When the ICLU brought suit on behalf of gay and lesbian clients who want to marry, all hell broke loose. Local gay listservs were filled with intemperate exchanges and accusations, factions lined up for and against—shades of the “bad old days” when the community was more consumed with internal bickering, turf battles and personal agendas than with productive activism.
Just when things were going so well…
Those of you who attended the recent hearing on partner benefits at the Indianapolis City-County Council, or who saw it on television, could take justifiable pride in the presentation by the gay community. Proponents were measured, professional, in possession of facts and figures…in short, impressive. That professionalism was in stark contrast to the testimonies of those who spoke against the measure—they looked, and were, frantic and hateful. The vote may have been foreordained, but in the process of losing the community scored a public relations victory.
Then the ICLU brought suit on behalf of gay and lesbian clients who want to marry, and all hell broke loose.

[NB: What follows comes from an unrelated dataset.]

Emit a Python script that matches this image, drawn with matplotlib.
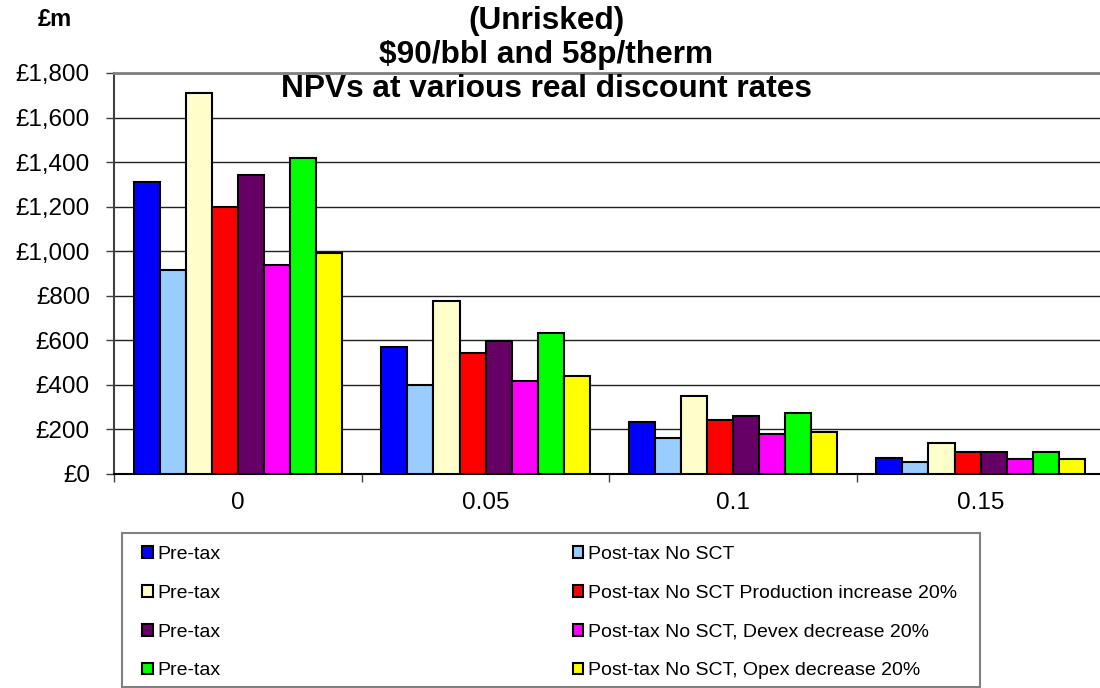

Local gay listservs were filled with intemperate exchanges and accusations, factions lined up for and against—shades of the “bad old days” when the community was more consumed with internal bickering, turf battles and personal agendas than with productive activism.
As an ex-ICLU Executive Director, I would like to weigh in with a few points for consideration:
· The gay community has a number of organizations with different agendas and different purposes. There’s Lambda, the Equal Rights Project of the ICLU, the Human Rights Campaign, the Rainbow Chamber of Commerce… Stonewall Democrats and Log Cabin Republicans are political organizations—created to promote the interests of the gay community within their parties, surely, but also to elect their parties’ candidates. The ICLU is a public interest law firm. Its mission is not political; furthermore, it is required by that mission and by legal ethics to represent clients who come to it with legitimate claims, irrespective of the politics involved. And there are sound legal arguments to be made under the Indiana constitution. This is not a frivolous lawsuit. (If you had a good claim against a company, and you went to a lawyer who told you that he was trying to get business from that company, so you’d have to wait a couple of years to file your lawsuit, you would report that lawyer to the disciplinary commission—and you’d be right.)
· People have expressed legitimate concerns about the timing of the lawsuit. Does it put friends of the community who are running in upcoming elections in an awkward position? Does it create problems at the legislature? These are issues appropriate for discussion and debate. To suggest, however, (as more intemperate elements have done) that the ICLU brought the suit as a fundraising ploy; or to engage in personal attacks; or to have people who were informed months ago that the suit was coming claim that it came as a complete surprise—these tactics are not only counterproductive, they are reprehensible.
This lawsuit will undoubtedly create short-term political problems for the community. But asking for more than the powers-that-be are willing to give is ultimately the price of progress. (When I was a much younger feminist, I benefited greatly from the tactics of the so-called bra-burners—women who didn’t shave their legs, conducted sit-ins, and behaved in other ways that polarized both the general community and other feminists. By the time those of us with more modest demands showed up, positions that would have seemed outrageous before the antics of the wild women seemed absolutely moderate.)
In the long term, gays and lesbians will not achieve equal rights until the general public really understands the legal disabilities imposed by current law. Lawsuits like the current one tell that story, and it is a story that will have to be told and told again. Equal rights will not come because legislators talk to gay lobbyists—they will come either because they are constitutionally required or because public opinion changes.
Even if the same-sex marriage lawsuit is unsuccessful, the long-term interests of the community will have been served by the public discussion of the issues. In the short term, the community needs to approach the upcoming legislative session as it approached the Indianapolis partner benefits debate—with coordination, professionalism and a well-planned strategy.
As a friend of mine recently put it “Individuals don’t create social change. Movements do. And in order to be successful, people involved in those movements need to put aside their differences in service of the overarching goal.”
Maybe this wasn’t the optimum time to file this lawsuit. (Actually, there never will be a good time.) But it is filed. Now, the task at hand is to come together to deal with the politics that will follow.